The mechanisms by which MCRI increases after the eucaloric LCHF diet are currently unknown. However, decreases in insulin concentration as a result of increased MCRI after the eucaloric LCHF diet is considered as a reasonable biological reaction in terms of glucose homeostasis, because a LC diet decreases carbohydrate availability[18]. In this regard, it has been reported that patients with anorexia nervosa have lower fasting insulin and glucose levels and increased MCRI; however, these changes were normalized after successful treatment[19]. In addition, sodium glucose cotransporter (SGLT) 2 inhibitors also increase MCRI[20]. Acutely, SGLT2 inhibitors enhance both urinary glucose excretion and insulin clearance, suggesting a potential link between glucose loss and increased insulin clearance. However, the effect of chronic SGLT2 inhibitor use might be due to weight loss. Further studies are required to elucidate the relationship between carbohydrate availability and MCRI.

In the present study, GIR decreased significantly after the eucaloric LCHF diet. However, SSSI was also significantly decreased after the LCHF diet, thus this change might contribute to decreased GIR. Thus, we adjusted GIR by Log-SSSI (GIR/Log-SSSI)[16] and found that the P value for the difference becomes not significant (P = 0.07) (Table 1). This potentially suggested that decreased SSSI after the LCHF diet might partly contribute to decreased GIR.

The effect of a HF diet on MCRI might vary by ethnicity and dietary protocol. Since insulin resistance is closely associated with decreased MCRI in obese subjects[1,21,22], MCRI is expected to be impaired in parallel with the development of insulin resistance during weight gain. However, 5 days of a high-calorie, HF diet increased MCRI and decreased insulin sensitivity in South Asians[5], whereas both parameters were unchanged in Caucasians. These metabolic changes seen in South Asians are similar to our data showing a eucaloric LCHF diet simultaneously increases MCRI and decreases GIR. In addition, a few studies have reported that a similar eucaloric LCHF diet did not change MCRI in Caucasians and African-Americans[6-8]. Thus, we speculate that increased MCRI and decreased insulin sensitivity occurring after a HF diet is specific to Asians, regardless of caloric intake.
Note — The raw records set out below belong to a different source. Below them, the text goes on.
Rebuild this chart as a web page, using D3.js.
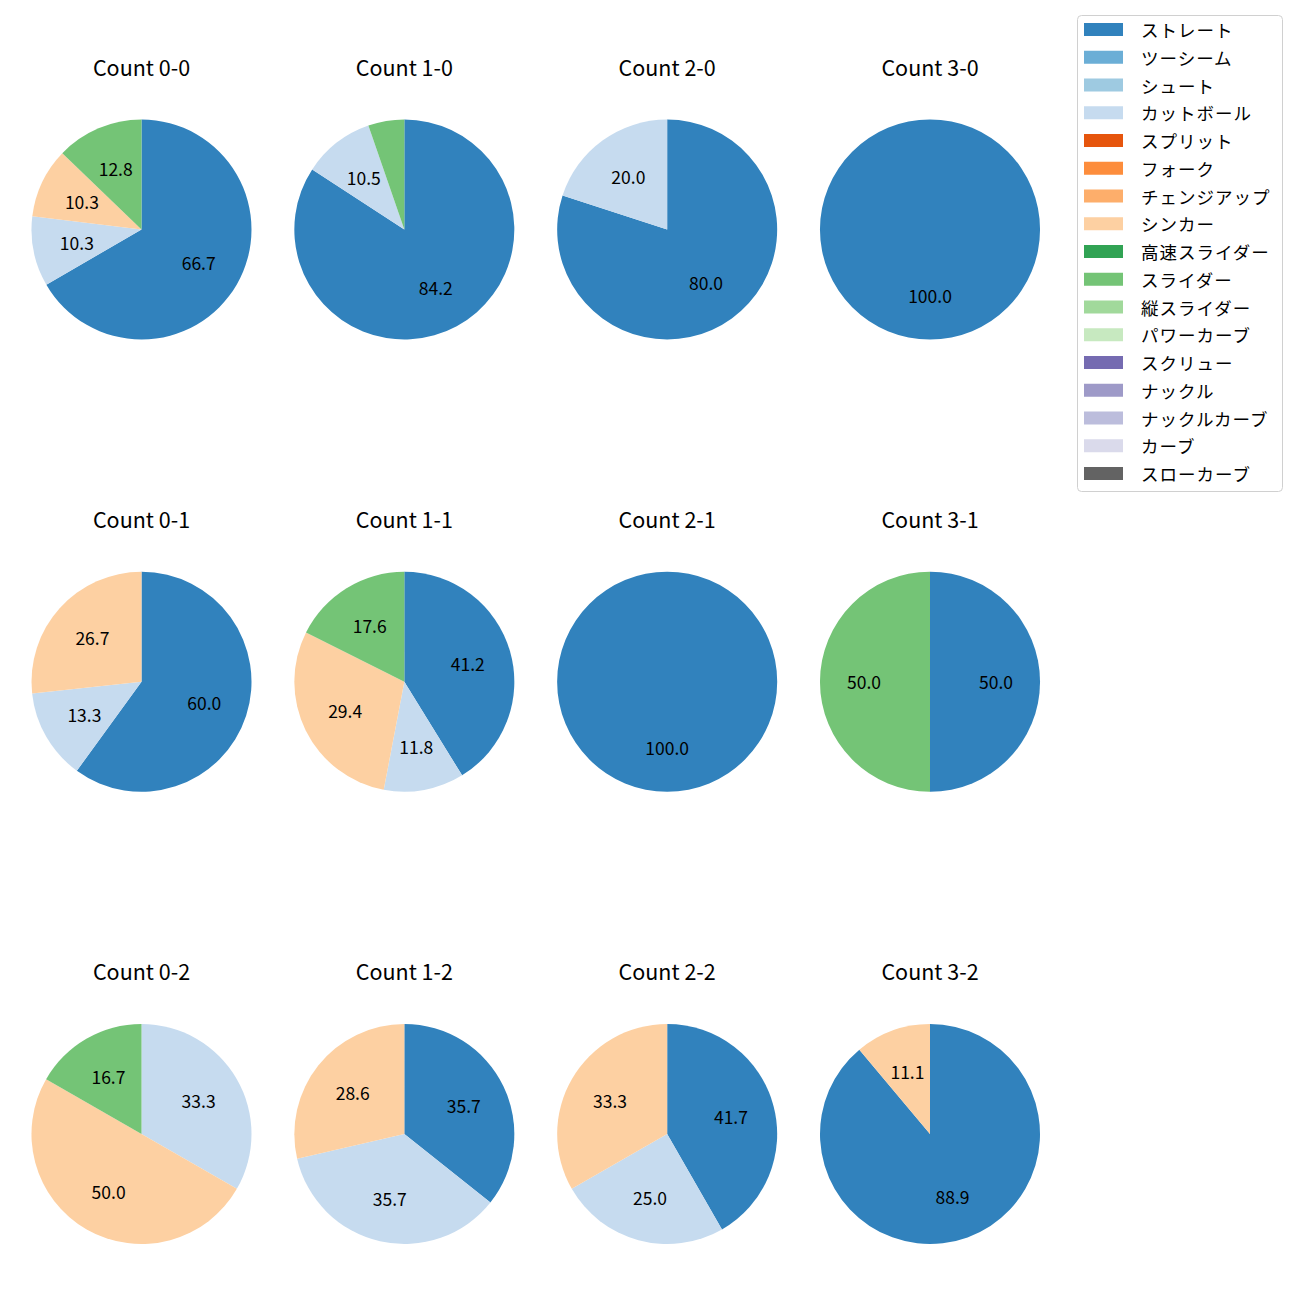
<!DOCTYPE html>
<html><head><meta charset="utf-8">
<script src="https://cdn.jsdelivr.net/npm/d3@7"></script>
<style>body{margin:0;background:#fff}svg{display:block}</style>
</head><body>
<svg id="c" width="1300" height="1300"></svg>
<script>
const pitchTypes = ["ストレート","ツーシーム","シュート","カットボール","スプリット","フォーク","チェンジアップ","シンカー","高速スライダー","スライダー","縦スライダー","パワーカーブ","スクリュー","ナックル","ナックルカーブ","カーブ","スローカーブ"];
const pitchColors = ["#3182bd","#6baed6","#9ecae1","#c6dbef","#e6550d","#fd8d3c","#fdae6b","#fdd0a2","#31a354","#74c476","#a1d99b","#c7e9c0","#756bb1","#9e9ac8","#bcbddc","#dadaeb","#636363"];
const countLabels = ["Count 0-0","Count 1-0","Count 2-0","Count 3-0","Count 0-1","Count 1-1","Count 2-1","Count 3-1","Count 0-2","Count 1-2","Count 2-2","Count 3-2"];
// percentages per count, order: ストレート, カットボール, シンカー, スライダー
const shownTypes = ["ストレート","カットボール","シンカー","スライダー"];
const straight = [66.7, 84.2, 80.0, 100, 60.0, 41.2, 100, 50.0, 0, 35.7, 41.7, 88.9];
const cutter   = [10.3, 10.5, 20.0, 0, 13.3, 11.8, 0, 0, 33.3, 35.7, 25.0, 0];
const sinker   = [10.3, 0, 0, 0, 26.7, 29.4, 0, 0, 50.0, 28.6, 33.3, 11.1];
const slider   = [12.8, 5.3, 0, 0, 0, 17.6, 0, 50.0, 16.7, 0, 0, 0];
const seriesVals = [straight, cutter, sinker, slider];

const svg = d3.select("#c");
const font = "'Noto Sans CJK JP','Noto Sans',sans-serif";
const colX = d3.scalePoint().domain([0,1,2,3]).range([141.5, 930]);
const rowY = d3.scalePoint().domain([0,1,2]).range([229.5, 1134]);
const R = 110;
const color = d3.scaleOrdinal().domain(pitchTypes).range(pitchColors);
const pie = d3.pie().sort(null).value(d => d.v).startAngle(0).endAngle(2*Math.PI);
const arc = d3.arc().innerRadius(0).outerRadius(R);
const labelArc = d3.arc().innerRadius(R*0.6).outerRadius(R*0.6);

countLabels.forEach((title, i) => {
  const col = i % 4, row = Math.floor(i / 4);
  const cx = colX(col), cy = rowY(row);
  const data = shownTypes.map((t, k) => ({t, v: seriesVals[k][i]})).filter(d => d.v > 0);
  const g = svg.append("g").attr("transform", `translate(${cx},${cy})`);
  const arcs = pie(data);
  g.selectAll("path").data(arcs).join("path")
    .attr("d", arc).attr("fill", d => color(d.data.t));
  g.selectAll("text.lbl").data(arcs.filter(d => d.data.v >= 10)).join("text")
    .attr("class","lbl")
    .attr("transform", d => `translate(${labelArc.centroid(d)})`)
    .attr("text-anchor","middle").attr("dominant-baseline","central")
    .attr("font-family", font).attr("font-size", 17.5).attr("fill","#000")
    .text(d => d.data.v.toFixed(1));
  svg.append("text").attr("x", cx).attr("y", cy - 154)
    .attr("text-anchor","middle")
    .attr("font-family", font).attr("font-size", 21.5).attr("fill","#000")
    .text(title);
});

// legend
const lg = svg.append("g");
lg.append("rect").attr("x", 1077.5).attr("y", 15.5).attr("width", 205).attr("height", 476)
  .attr("rx", 4).attr("fill","#fff").attr("stroke","#d0d0d0").attr("stroke-width",1);
const ly = d3.scaleLinear().domain([0, pitchTypes.length - 1]).range([29.5, 473.5]);
pitchTypes.forEach((t, k) => {
  lg.append("rect").attr("x", 1084).attr("y", ly(k) - 6.5).attr("width", 39).attr("height", 13)
    .attr("fill", color(t));
  lg.append("text").attr("x", 1141).attr("y", ly(k)).attr("dominant-baseline","central")
    .attr("font-family", font).attr("font-size", 17.5).attr("fill","#000")
    .attr("letter-spacing", 1)
    .text(t);
});
</script>
</body></html>
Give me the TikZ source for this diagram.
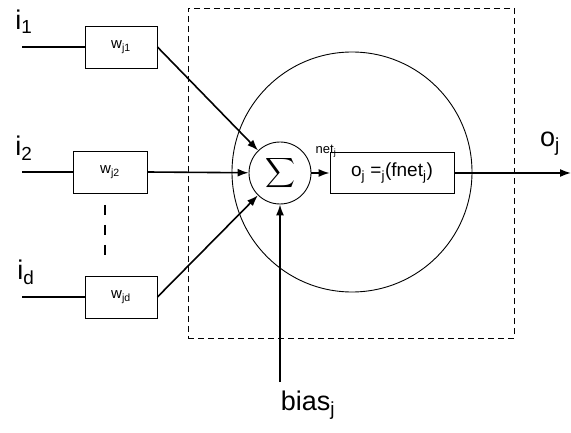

In this study, we divided subjects into HR and LR groups based on the median %change in MCRI after the LCHF diet and compared these phenotypes. After the LCHF diet, decreased SSSI and IMCL accumulation in TA occurred concomitantly in the HR group only; however, the underlying mechanisms linking MCRI and IMCL changes are totally unknown. In addition, there were no significant differences in baseline data between the HR and LR groups. Thus, we cannot even speculate on why the subjects had different responses to the eucaloric LCHF diet, except for differences in MCRI. Future studies using a genetic approach and a biological approach with muscle and liver samples would be needed to identify this variability.

Our study has several limitations. We recruited only men because men have higher risk for metabolic and cardiovascular diseases than women[23]. However, the sex differences in body fat distribution[24] and IMCL utilization[25] have been shown previously. Therefore, it is unclear if our data can be applied to women. In addition, we did not investigate baseline dietary intake of each subject before intervention. Although we provided normal fat diet for 3-day to decrease the effect of previous dietary intake, we cannot deny the possibility that previous dietary composition influenced on the results.

In conclusion, 3 days of a eucaloric LCHF diet increased MCRI in healthy non-obese Japanese men. In addition, individual changes in MCRI were highly variable across individuals. HR subjects were characterized by IMCL accumulation and decreased SSSI after the eucaloric LCHF diet. Although the mechanism underlying this response is unclear, these physiological changes seemed to be beneficial in terms of maintaining euglycemia in insulin-sensitive subjects.